Die Leiterin Saatgut-Politik der Arche Noah über den Kampf von Züchtern und Sortenschützern gegen die Patentierung von Saatgut in Europa.
Die Arche Noah kämpft seit Jahren vehement gegen die Möglichkeit der Patentierung von Saatgut. Warum?
Bauern und die meisten Saatguthersteller sagen, dass sie bei patentiertem Saatgut keinen Zugang zu den Eigenschaften der jeweiligen Pflanze zur Weiterzucht hätten. Beim jetzt gültigen Sortenschutz hat der jeweilige Saatguthersteller zwar das Recht auf einzelne Saatgutsorten, aber nicht auf ihre Nutzung zur Entwicklung neuer Sorten.
Damit können Züchter ausgehend von diesen Pflanzen weiterzüchten und neue, verbesserte Sorten auf den Markt bringen – davon profitieren wir alle. Das wäre bei einem Patent unmöglich. Hier müssten die Saatguthersteller Lizenzen bei den Patentinhabern kaufen.

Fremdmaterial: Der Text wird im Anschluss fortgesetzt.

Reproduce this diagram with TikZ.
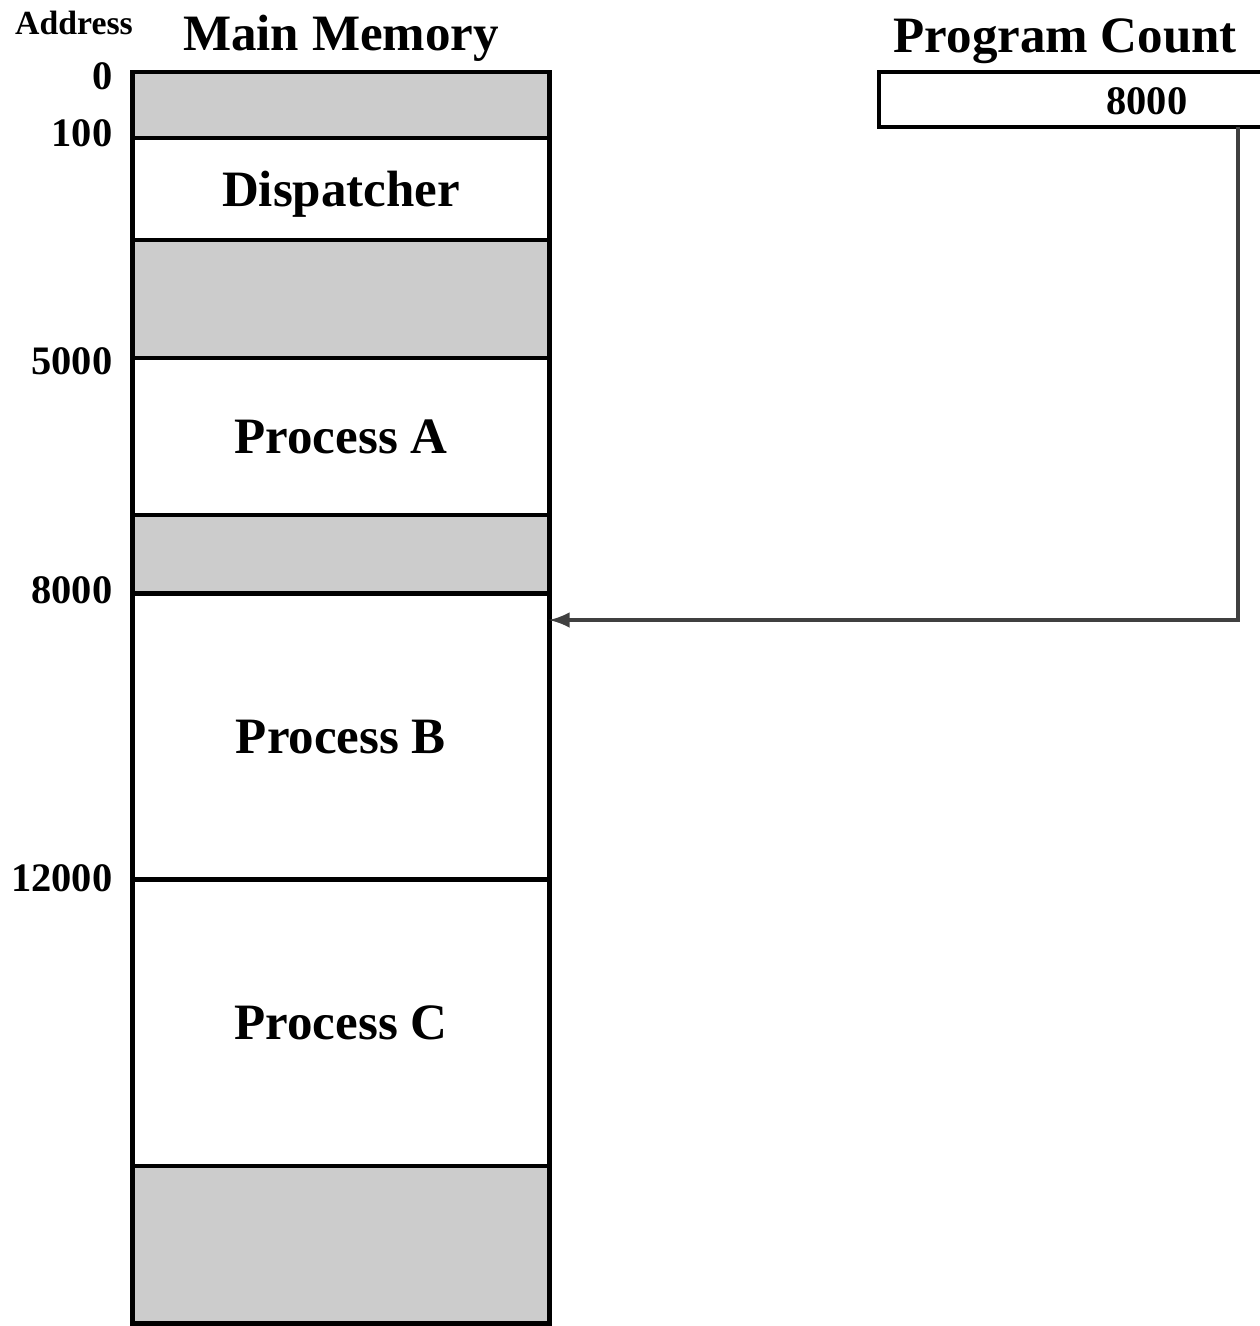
\documentclass[tikz,border=0pt]{standalone}
\usepackage{fontspec}
\setmainfont{Liberation Serif}
\usepackage{tikz}
\usetikzlibrary{positioning}
\usetikzlibrary{calc}
\tikzset{memBox/.style={draw, line width=1.4pt, minimum width=4.16cm, inner sep=0pt, outer sep=0pt, text depth=0pt, fill=white, font=\fontsize{14.5}{17}\selectfont\bfseries}}
\tikzset{memBoxFree/.style={memBox, fill=black!20}}
\tikzset{addrLbl/.style={anchor=base east, inner sep=0pt, font=\fontsize{11.5}{13}\selectfont\bfseries}}
\tikzset{titleLbl/.style={inner sep=0pt, font=\fontsize{14.5}{17}\selectfont\bfseries}}

\begin{document}
\begin{tikzpicture}[x=0.01cm, y=-0.01cm]
\useasboundingbox (0,0) rectangle (1259,1326);

\node[titleLbl, anchor=base] (addrTitle) at (74, 34) {\fontsize{9.6}{11}\selectfont Address};
\node[titleLbl, anchor=base] (memTitle) at (341, 50) {Main Memory};
\node[titleLbl, anchor=base west] (pcTitle) at (893, 52) {Program Count};

\node[memBoxFree, minimum height=0.66cm] (free1) at (341, 105) {};
\node[memBox, minimum height=1.02cm] (disp) at (341, 189) {Dispatcher};
\node[memBoxFree, minimum height=1.18cm] (free2) at (341, 299) {};
\node[memBox, minimum height=1.57cm] (procA) at (341, 436.5) {Process A};
\node[memBoxFree, minimum height=0.79cm] (free3) at (341, 554.5) {};
\node[memBox, minimum height=2.86cm] (procB) at (341, 737) {Process B};
\node[memBox, minimum height=2.86cm] (procC) at (341, 1023) {Process C};
\node[memBoxFree, minimum height=1.57cm] (free4) at (341, 1244.5) {};

\node[addrLbl] (a0) at (113, 89) {0};
\node[addrLbl] (a100) at (113, 146) {100};
\node[addrLbl] (a5000) at (113, 374) {5000};
\node[addrLbl] (a8000) at (113, 603) {8000};
\node[addrLbl] (a12000) at (113, 891) {12000};

\draw[line width=1.4pt] (1262, 72) -- (879, 72) -- (879, 127) -- (1262, 127);
\node[addrLbl] (pcVal) at (1188, 114) {8000};

\coordinate (pcOut) at (1238, 127);
\coordinate (pcIn) at (procB.east |- 0, 620);
\draw[->, >=latex, line width=1pt, black!75] (pcOut) |- (pcIn);

\end{tikzpicture}
\end{document}
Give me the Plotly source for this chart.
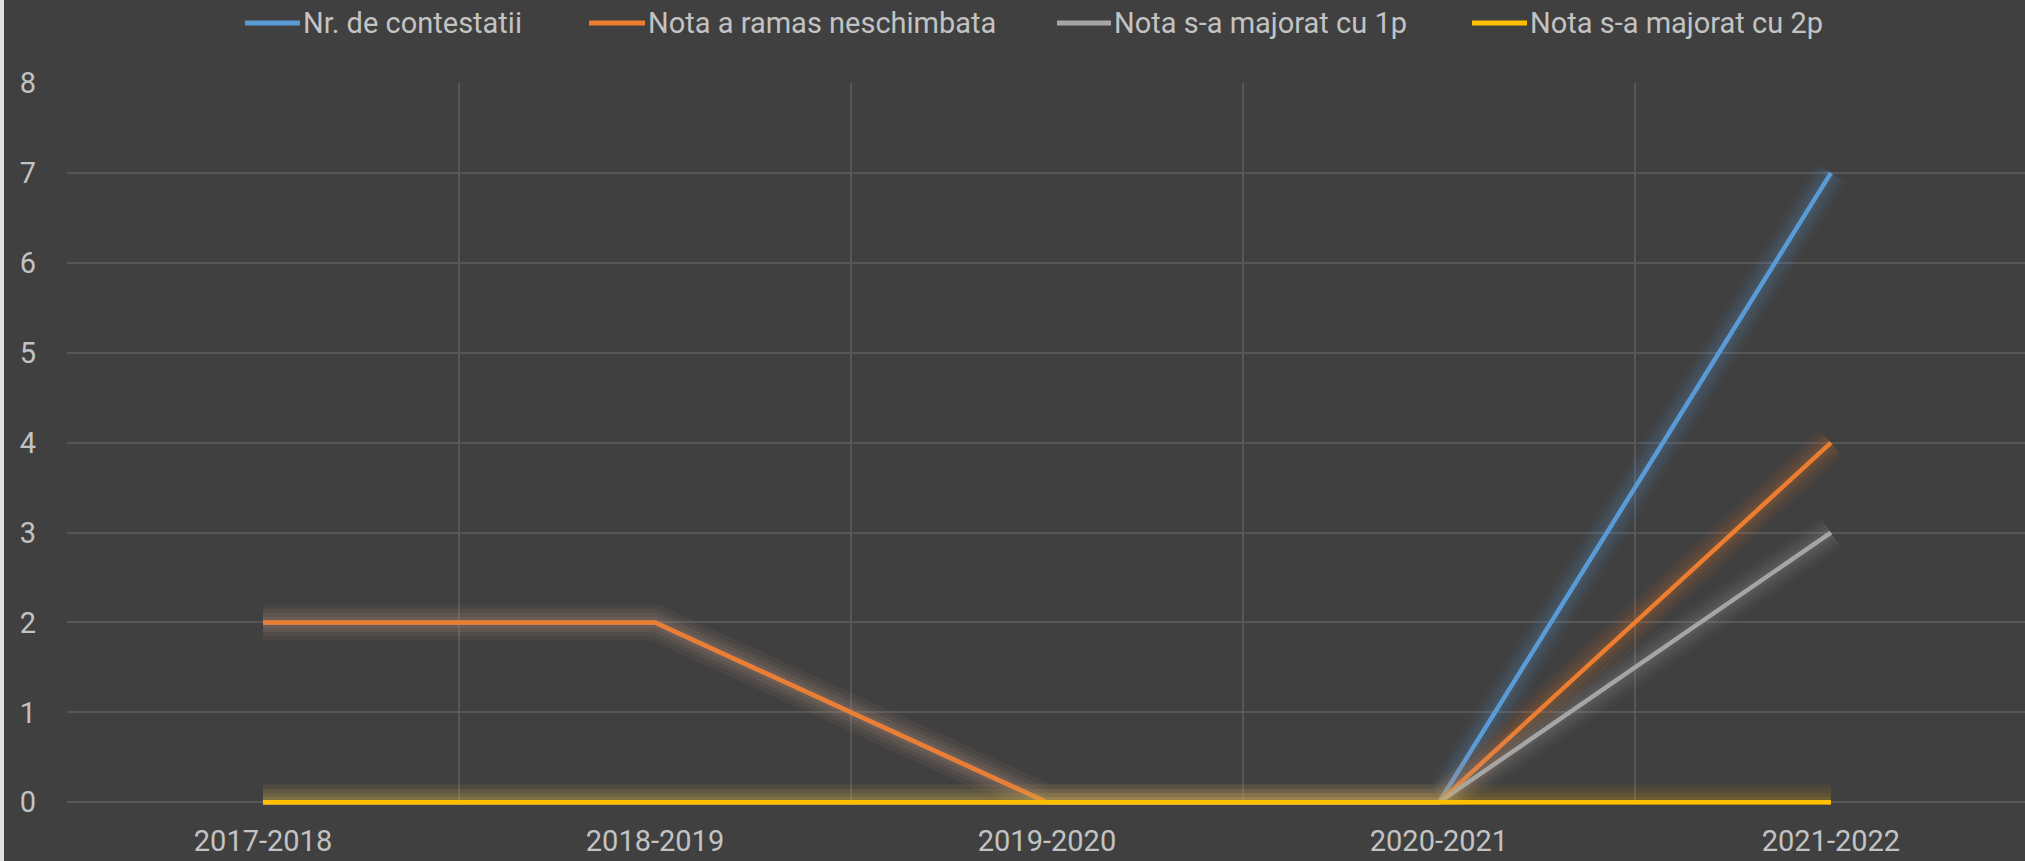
import plotly.graph_objects as go

# ---- data ----
YEARS = ["2017-2018", "2018-2019", "2019-2020", "2020-2021", "2021-2022"]
SERIES = ["Nr. de contestatii", "Nota a ramas neschimbata",
          "Nota s-a majorat cu 1p", "Nota s-a majorat cu 2p"]
nr_contestatii = [2, 2, 0, 0, 7]
nota_neschimbata = [2, 2, 0, 0, 4]
nota_majorat_1p = [0, 0, 0, 0, 3]
nota_majorat_2p = [0, 0, 0, 0, 0]
VALUES = [nr_contestatii, nota_neschimbata, nota_majorat_1p, nota_majorat_2p]
Y_TICKS = [0, 1, 2, 3, 4, 5, 6, 7, 8]

# ---- style ----
COLORS = ["#5B9BD5", "#ED7D31", "#A5A5A5", "#FFC000"]
GLOW_RGB = [(91, 155, 213), (237, 125, 49), (165, 165, 165), (255, 192, 0)]
BG = "#404040"
GRID = "#575757"
TEXT = "#c3c3c3"
FONT = "Roboto"
FS = 29

W, H = 2025, 861
ML, MR, MT, MB = 67, 0, 83, 56
PW, PH = W - ML - MR, H - MT - MB


def px2x(px):
    return (px - ML) / PW


def px2y(py):
    return (H - MB - py) / PH


fig = go.Figure()

for name, vals, col, rgb in zip(SERIES, VALUES, COLORS, GLOW_RGB):
    # soft glow: stacked translucent wide strokes
    for w, a in [(36, 0.05), (27, 0.06), (19, 0.07), (11, 0.09)]:
        fig.add_trace(go.Scatter(
            x=YEARS, y=vals, mode="lines",
            line=dict(color=f"rgba({rgb[0]},{rgb[1]},{rgb[2]},{a})", width=w),
            hoverinfo="skip", showlegend=False))
    fig.add_trace(go.Scatter(
        x=YEARS, y=vals, mode="lines", name=name,
        line=dict(color=col, width=4.5),
        showlegend=False))

# manual legend (line swatch + label) at the top
LEG_SWATCH = [(245, 300), (589, 645), (1057, 1111), (1472, 1527)]
LEG_Y = 23
for (x0, x1), name, col in zip(LEG_SWATCH, SERIES, COLORS):
    fig.add_shape(type="line", xref="paper", yref="paper",
                  x0=px2x(x0), x1=px2x(x1), y0=px2y(LEG_Y), y1=px2y(LEG_Y),
                  line=dict(color=col, width=5))
    fig.add_annotation(xref="paper", yref="paper", x=px2x(x1 + 1), y=px2y(LEG_Y),
                       xanchor="left", yanchor="middle", text=name,
                       showarrow=False, font=dict(family=FONT, size=FS, color=TEXT))

# thin light strip at the far left edge
fig.add_shape(type="rect", xref="paper", yref="paper",
              x0=px2x(0), x1=px2x(4), y0=px2y(H), y1=px2y(0),
              line=dict(width=0), fillcolor="#e6e1dc", layer="above")

fig.update_layout(
    width=W, height=H, autosize=False,
    paper_bgcolor=BG, plot_bgcolor=BG,
    margin=dict(l=ML, r=MR, t=MT, b=MB, pad=0),
    showlegend=False,
    font=dict(family=FONT, size=FS, color=TEXT),
    xaxis=dict(type="category", categoryorder="array", categoryarray=YEARS,
               range=[-0.5, 4.495], tickson="boundaries", ticks="",
               showgrid=True, gridcolor=GRID, gridwidth=1.5,
               zeroline=False, showline=False,
               tickfont=dict(family=FONT, size=FS, color=TEXT),
               ticklabelstandoff=16),
    yaxis=dict(range=[-0.03, 8], tickmode="array", tickvals=Y_TICKS,
               ticktext=[str(v) for v in Y_TICKS], ticks="",
               showgrid=True, gridcolor=GRID, gridwidth=1.5,
               zeroline=False, showline=False,
               tickfont=dict(family=FONT, size=FS, color=TEXT),
               ticklabelstandoff=30),
)

fig.write_html(
    "out.html",
    config={"displayModeBar": False},
    post_script="document.body.style.margin='0';document.body.style.background='#404040';",
)
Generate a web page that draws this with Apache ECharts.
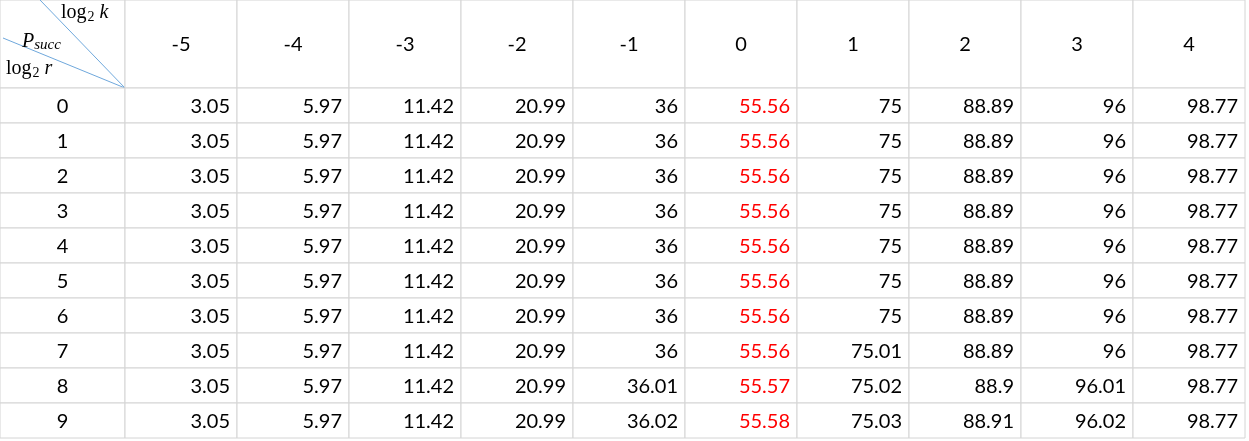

Was wäre so schlimm an Lizenzen?
Das können sich die wenigsten dieser meist kleinen Unternehmen und schon gar kein einzelner Bauer leisten. Sie würden mit Weiterzüchtungen nicht genügend verdienen, um die Gebühren bezahlen zu können. Auch im Vorfeld von Neuzüchtungen ist es kompliziert, denn es gibt eine große Rechtsunsicherheit. Es könnten immer Patente auf Basispflanzen vorhanden sein, was für die kleineren Züchter ohne große Rechtsabteilungen nur sehr schwer feststellbar ist.
Das EU-Parlament hat sich gegen Patente ausgesprochen, warum gibt es trotzdem ein Patentproblem?
Seit den 1990er-Jahren gibt es die EU-Biopatentrichtlinie. Laut der gelten Patente nur für genetisch manipulierte Pflanzen. Doch in der Praxis nutzen Konzerne und ihre Patentanwälte zunehmend juristische Schlupflöcher, um sich auch herkömmlich gezüchtete Pflanzen patentieren zu lassen. Wir fordern eine Verschärfung des Patentrechts, um solche Monopolisierungen zu verhindern. Doch die EU-Kommission und der Rat wollen keine Änderung der Patentrichtlinie.
Es gibt vehementen Widerstand seitens der Pharma- und chemischen Industrie
Woran scheitert es?
Es gibt vehementen Widerstand seitens der Pharma- und chemischen Industrie. Diese befürchten, dass ein Patentverbot bei Pflanzen auch auf ihre gentechnisch erzeugten Produkte übergreifen würde. In diesen Branchen wird im mikrobiologischen Bereich sehr viel patentiert.
Auch die Patentanwälte sind dagegen, weil sie einen Teil ihres Geschäfts verlieren würden. Ein großes Problem ist auch, dass Juristen und Ökonomen über das Patentrecht in Europa entscheiden. Sie haben in der Regel wenig Wissen darüber, warum Patente für Züchter und Bauern besonders gefährlich sind.
Was bedeutet das für die Braugerste?
Die Arche Noah hat gemeinsam mit kleinen Brauereien Einspruch gegen die Patentierung beim Europäischen Patentamt eingelegt. Das hat die Entscheidung wieder in die Zulassungsinstanz zurückverwiesen. Dort wird in ein bis zwei Jahren endgültig darüber entschieden.
Dieser Beitrag ist ursprünglich in der News-Printausgabe Nr. 50/2025 erschienen.